131 self, _ = _fast_slow_function_call(
--> 132 lambda cls, args, kwargs: cls(*args, **kwargs),
133 cls,
134 args,
135 kwargs,
136 )
137 return self
File timestamps.pyx:1725, in pandas._libs.tslibs.timestamps.Timestamp.__new__()
TypeError: __new__() got multiple values for keyword argument 'year'
pd.Timestamp(2020, 1, 1, year=2021)
Yeah I would expect that example to still raise. This PR just addresses the fact that kwargs are always empty.
pd.Timestamp(2020, 1, 1, year=2021)Yeah I would expect that example to still raise. This PR just addresses the fact that
kwargsare always empty.
@Matt711 Could you please add a couple of tests that are currently failing and pass with this fix?
@Matt711 Could you please add a couple of tests that are currently failing and pass with this fix?
I don't think there's a good way to test this PR because all it does is change how we call _fast_slow_function_call
- _fast_slow_function_call(func, args, kwargs)
- _fast_slow_function_call(func, *args, **kwargs)
With the second option, we unpack the args and kwargs so that kwargs are not always empty (so this is more of a general python thing).
I labeled this a bug but there's nothing really incorrect here in the sense of an incorrect result from _fast_slow_function_call(I can edit the description). I think it makes more sense to unpack the args and kwargs, so that kwargs aren't included in args. If we don't, kwargs and therefore fast_kwargs and slow_kwargs will always be empty. So _slow_arg(kwargs) is never doing anything meaningful. What do you think?

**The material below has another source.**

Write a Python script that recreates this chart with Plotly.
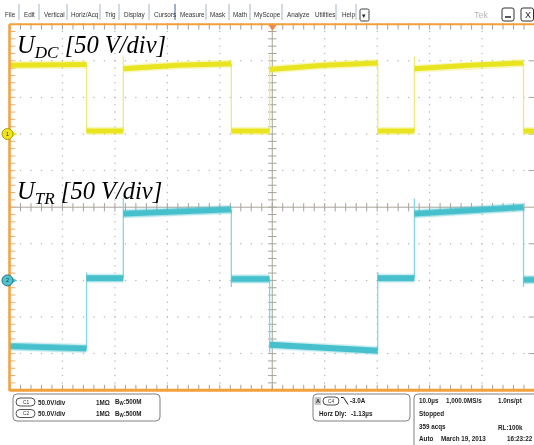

My apologies for any confusion. cc. @mroeschke
If there's not strict bug here, IMO I would just treat this as a "cleanup" and just remove **kwargs from _fast_slow_function_call if we never pass kwargs to it internally. Also minimizes a chance of another bug cropping up if splatting the kwargs has some unintended consequence we don't know about.
I agree with @mroeschke. No need to label this a bug, but let's simplify the API to reduce the possibility of error for devs in the future.
Looks like this needs some conflict resolution, and there are some discussions to be addressed @Matt711.
TODO: Check if this improvement PR is still relevant.